Following the good & bad in Rasavathi (The Alchemist)

Film review by Trailerman Sam (

A Siddha doctor’s tranquil life goes for a toss when a deranged cop becomes an undeniable part of it.

Written, directed and produced by Santhakumar minus his Midas touch, Rasavathi is a 2024 Indian Tamil language romantic thriller.

The hero is none other than Arjun Das as Sadha, who walks with a limp throughout the movie.

As expected, his past is not put into the picture nor the reason till it reaches 1.51 hours of the total run-time of two hours and 26 minutes, before you get to know the agony that he carries within himself of what happened to him in the past.

Co-starring are Tanya Ravichandran, Reshma Venkatesh and Sujith Shankar in the lead roles.

A revenge drama that’s only predictable after each plot is revealed at snail’s pace. And yet too many questions start brewing in your mind, especially about the deranged Kodaikanal’s new inspector Parasuraj (Sujith Shankar), who suffers from unresolved psychiatric illness.

Sadha (Arjun Das) and Soorya (Tanya Ravichandran), both subjected to wretched incidents in their past, carry the weight that have a bearing in their disfigured normal lives. Sadha is a Siddha doctor. (Siddha is the mother medicine of ancient Tamils/Dravidians of peninsular South India).

Tanya Ravichandran does a tidy job of playing a woman, who is a anarchist at heart, but who also has a artless side to her that longs to be protected and understood. She takes up a job as hotel manager in the cool and misty weather of Kodaikanal, also popularly known as the prince of hill stations in India.

Benevolently, ample time is given to know both of these characters. Maybe it can even be said that a little too much time was needed to establish themselves. Even then, the character of Soorya seems to always be at one arm’s length from us.

We get to know what she does professionally and there’s also a back-story about why she chose that job. Just when you have concluded that you have pictured it out of Soorya, there’s also this constant feeling that you still don’t know her. The fault for that isn’t in the performance but in the way she has been presented.

At the onset, we buy into the characters played by Arjun and Tanya, and the chemistry that they share. The shift in tones between the falling-in-love portions on one hand and the grimness of what’s happening with the cop early in the film comes off well.

The major conflict in Rasavathi is between Santhakumar, a soft-spoken and astute Siddha doctor Sadha (Arjun Das) with Kodaikanal’s new inspector Parasuraj (Sujith Shankar). Perturbed by seeing the happy couple, Parasuraj goes out of his way to try wreak havoc in Sadha’s relationship with Soorya.

While it initially looks like the work of a narcissist being unhappy seeing others happy, there’s more to it than meets the eye.

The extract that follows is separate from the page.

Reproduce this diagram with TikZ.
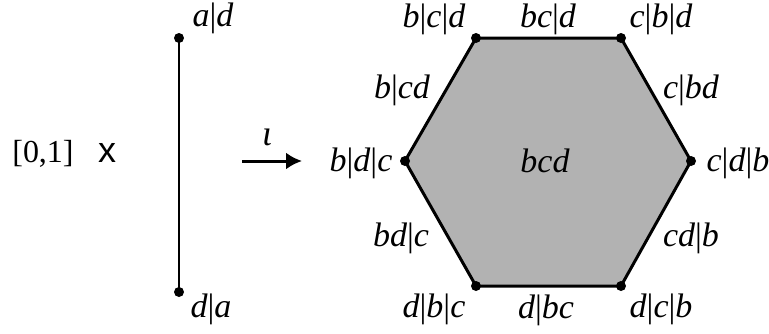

The film spends the majority of its run-time establishing how the good guy is good and the bad guy is bad. Like when Sadha treats an elderly person’s feet while Parasuraj orders his shoelace to be tightened by his subordinate.

Sadha saves people as expected while Parasuraj kills them. Sadha relieves pain to the opposite of Parasuraj, who inflicts it, either emotionally at home, or physically, at work.

Sadha is an animal lover while Parasuraj finds pleasure in burning alive trapped rodents.

The film picks up pace in the second half when a lot of twist and loops get separated out, despite an intriguing conflict and introducing us to Reshma Venkatesh.

Indisputably witty remarks in the film works really well, especially a figurative expression moment featuring Arjun Das and Ramya Subramanian.

What’s captivating about Rasavathi, from the writer’s point of view, is how all its predominant cast have a past. They all try to become a better version of themselves moving forrard.

After a traumatic past that has scarred the main character, both physically and emotionally, Sadha feels he is in a better place, both figuratively and literally, trying to use the knowledge he has gained in the process for the betterment of humanity.

On the flip side, Parasuraj, as someone who grew up with a troubled childhood, is yet to process his suppressed pain, which often flares out in an undesirable manner.

On the whole, Rasavathi is an engaging film that keeps us pinned despite the storyline being very thin.